Schooling vs. Parenting

March 16, 1992

If the schools aren't doing an adequate job educating today's students, the problem must lie with the schools, right? Not necessarily, says a new study of children of Indochinese boat people. Among this group, researchers found, the schools are actually doing pretty well.

Asian students are often stereotyped as the "model minority" because so many excel in school. Three researchers from the University of Michigan decided to find out why. What they discovered confirmed many long-held beliefs of educators about the value of parental involvement: The critical factor was the value that parents placed on education and the sacrifices both ++ parents and children were willing to make in order to excel.

That's certainly not new. But it did lead to some startling conclusions. If American schools work reasonably well for these students, why are Americans students falling behind their European and Japanese counterparts? The answer seems to lie not in differences in the quality of American schools but in the level of involvement by parents in their children's learning. The parental emphasis on education seems to be greater abroad.

Many studies suggest that American parents of both sexes today work longer hours, spend less time with their children and often arrive home so tired they simply can't devote "quality time" to their kids. Add to that the myriad distractions of the youth culture and it's no wonder U.S. students are falling behind.

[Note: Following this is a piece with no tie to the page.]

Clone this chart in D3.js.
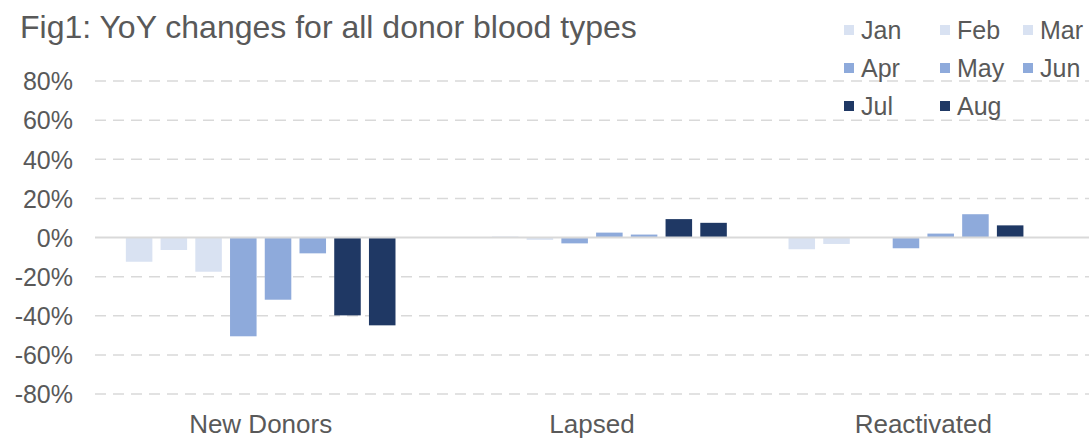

The real test will be what happens to the next generation of Indochinese children in American schools. Will their parents retain the strong emphasis on family and education? Or will they increasingly be so harried by jobs and responsibilities that, like other American parents, they wind up with little time or energy to invest in their own children's schooling? In that case, their children may begin to resemble other American kids in at least one respect: They will score lower on tests than their counterparts in Europe and Japan.